With your history of working with kids, what did you learn in the process of filming this?
Amy Schatz: I think that the idea of the oratorical as is described by the founder is that there’s this idea of lifting up student voices, and that if we lift up student voices, we help them and we help our world. What I learned is that this whole community, these teachers, these principals, these coaches, families, that giving the kids so much love, and so much support that to me, it just showed what you can do, how you can help kids lives by supporting them and encouraging them to raise their voices. It’s also a love letter to teachers and to schools, showing what you can do when you when you put effort and how teachers encourage our kids above and beyond curriculum. I tend to think always that the kids are are deeply sophisticated and thoughtful and smart. But this project showed me how education and arts education can really help kids be their most extraordinary selves. That was exciting to make.
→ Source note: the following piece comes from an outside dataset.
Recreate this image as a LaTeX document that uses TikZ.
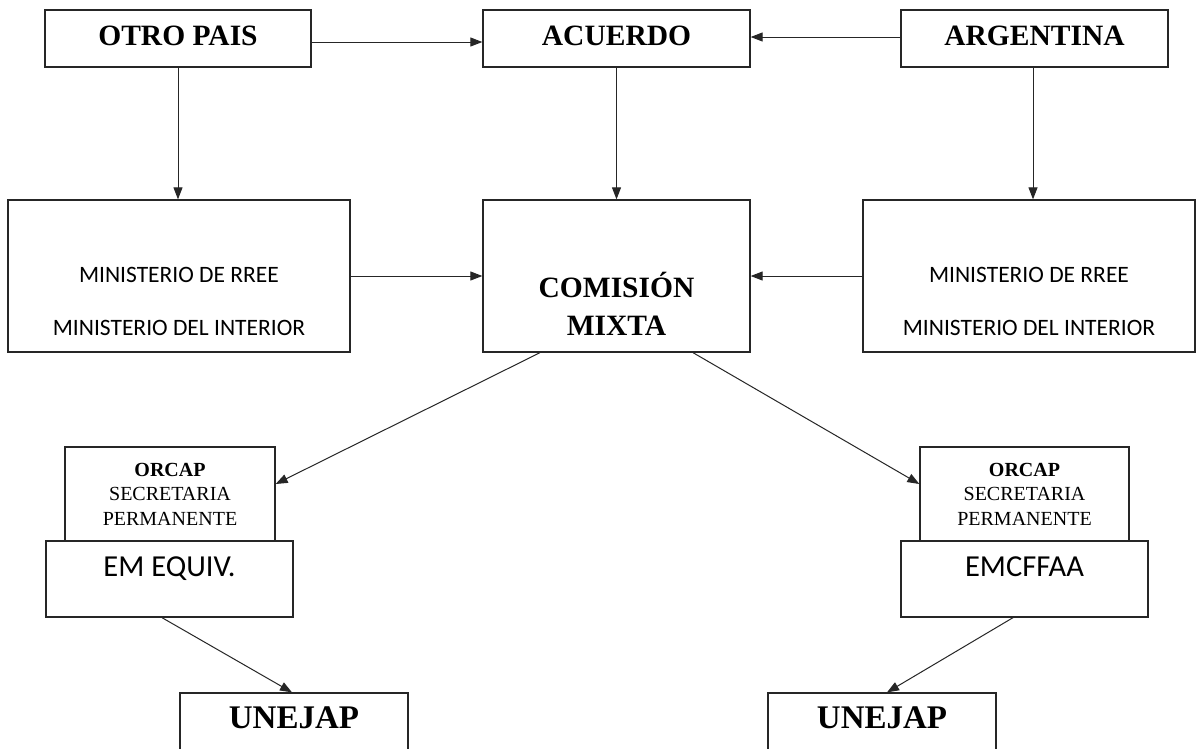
\documentclass[tikz,border=0pt]{standalone}
\usepackage{fontspec}
\setmainfont{Liberation Serif}
\newfontfamily\calfont{Carlito}
\usetikzlibrary{arrows.meta}
\definecolor{orgLine}{HTML}{262626}
\tikzset{
  org box/.style={draw=orgLine, line width=1.3pt, fill=white, inner sep=0pt, align=center},
  org link/.style={draw=orgLine, line width=1pt, -{Triangle[length=12pt,width=9pt]}},
  org title/.style={font=\fontsize{29.5}{38}\selectfont\bfseries, align=center},
  org big title/.style={font=\fontsize{33}{36}\selectfont\bfseries},
  org ministry/.style={font=\calfont\fontsize{23.5}{53}\selectfont, align=center},
  org small/.style={font=\fontsize{20}{24.5}\selectfont, align=center},
  org staff/.style={font=\calfont\fontsize{30.5}{32}\selectfont},
}

\begin{document}
\begin{tikzpicture}[x=1pt,y=-1pt]
  \fill[white] (0,0) rectangle (1198,748);
  \useasboundingbox (0,0) rectangle (1198,748);
  \clip (0,0) rectangle (1198,748);
  % Top row
  \node[org box, org title, minimum width=266, minimum height=57, text depth=6pt] (otro) at (178,38.5) {OTRO PAIS};
  \node[org box, org title, minimum width=267, minimum height=57, text depth=6pt] (acuerdo) at (616.5,38.5) {ACUERDO};
  \node[org box, org title, minimum width=267, minimum height=57, text depth=6pt] (argentina) at (1034.5,38.5) {ARGENTINA};
  % Middle row
  \node[org box, minimum width=342, minimum height=152] (minL) at (179,276) {};
  \node[org box, minimum width=267, minimum height=152] (comision) at (616.5,276) {};
  \node[org box, minimum width=332, minimum height=152] (minR) at (1029,276) {};
  \node[org ministry] (minLtxt) at ([yshift=-25.5pt]minL.center) {MINISTERIO DE RREE\\MINISTERIO DEL INTERIOR};
  \node[org ministry] (minRtxt) at ([yshift=-25.5pt]minR.center) {MINISTERIO DE RREE\\MINISTERIO DEL INTERIOR};
  \node[org title] (comtxt) at ([yshift=-28pt]comision.center) {COMISIÓN\\MIXTA};
  % Lower blocks
  \node[org box, org small, minimum width=210, minimum height=94] (orcapL) at (170,494)
    {\textbf{ORCAP}\\SECRETARIA\\PERMANENTE};
  \node[org box, org small, minimum width=209, minimum height=94] (orcapR) at (1024.5,494)
    {\textbf{ORCAP}\\SECRETARIA\\PERMANENTE};
  \node[org box, minimum width=247, minimum height=76] (emL) at (169.5,579) {};
  \node[org box, minimum width=247, minimum height=76] (emR) at (1024.5,579) {};
  \node[org staff, anchor=base] (emLtxt) at ([yshift=-36pt]emL.north) {EM EQUIV.};
  \node[org staff, anchor=base] (emRtxt) at ([yshift=-36pt]emR.north) {EMCFFAA};
  \node[org box, minimum width=228, minimum height=80] (unejapL) at (294,733) {};
  \node[org box, minimum width=228, minimum height=80] (unejapR) at (882,733) {};
  \node[org big title, anchor=base] (unejapLtxt) at ([yshift=-36pt]unejapL.north) {UNEJAP};
  \node[org big title, anchor=base] (unejapRtxt) at ([yshift=-36pt]unejapR.north) {UNEJAP};
  % Connectors
  \draw[org link] ([yshift=-3.5pt]otro.east) -- ([yshift=-3.5pt]acuerdo.west);
  \draw[org link] ([yshift=1.5pt]argentina.west) -- ([yshift=1.5pt]acuerdo.east);
  \draw[org link] (otro.south) -- (otro.south |- minL.north);
  \draw[org link] (acuerdo) -- (comision);
  \draw[org link] ([xshift=-1.5pt]argentina.south) -- ([xshift=-1.5pt]argentina.south |- minR.north);
  \draw[org link] (minL.east) -- (comision.west);
  \draw[org link] (minR.west) -- (comision.east);
  \draw[org link] ([xshift=-76.5pt]comision.south) -- ([yshift=10pt]orcapL.east);
  \draw[org link] ([xshift=76.5pt]comision.south) -- ([yshift=10pt]orcapR.west);
  \draw[org link] ([xshift=-7.5pt]emL.south) -- ([xshift=-2pt]unejapL.north);
  \draw[org link] ([xshift=-11.5pt]emR.south) -- ([xshift=5pt]unejapR.north);
\end{tikzpicture}
\end{document}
Some documentaries can be timeless, and this is one that falls in that rain. Is this a film that outside of HBO can be thrown in classes? Will you be taking this anywhere else?
Amy Schatz: The exciting thing is that HBO has is going to be offering this film beyond the paywall. So what that means is that it will be streaming for free on hbo.com, the day after the premiere, so then it will be available to anyone and everyone who has the ability to get on the internet. That’s really exciting. That means that it can be used in classrooms and it can be seen by many more people that would normally see it. They also are working on a curriculum plan for it. So Scholastic is developing that. There are some plans to extend its life beyond the HBO premiere which is very exciting to us.
During production, was there any particular scene or student that you saw and felt that it has to be included in the film?

Amy Schatz: So many of them kept being awesome. When I interview kids, I’m moved to tears. That tells me that there’s something incredibly original in the material. There was one moment early on when I interviewed the boy from Sri Lanka. He is a new immigrant to California. His family had just come because he was newly in America, maybe a year and he had heard about the Martin Luther King oratorical contest, and he didn’t know anything about Martin Luther King because he hadn’t been raised in this country. He had this moment where he said, “Who is this Martin Luther King Jr.” I want to know that.” and he basically described his discovery of Martin Luther King Jr. and his astonishment and his incredible admiration and love from Martin Luther King Jr. That was a moment when I saw the legacy of Martin Luther King through this young boy who hadn’t known about him. It was so fresh and so extraordinary really to be talking to this boy who learned everything he could about Martin Luther King and then decided to write a speech about how King’s efforts made him think about the conflict in his native country. So that was exciting.

I think another moment in thinking about what Luther King is a little boy named Gregory, who decided to do a tribute to MLK in reciting some passages from the Mountaintop speech and just hearing his understanding, his emotional connection in the speech, he also brought MLK alive. Those are those are a couple of moments that give you a sense of how history can inform us today and how words are powerful and how the oratorical tradition really has something to offer these these kids today. I love all of kids for their own for their own reason, but those are two examples of moments that really moved me during the filming.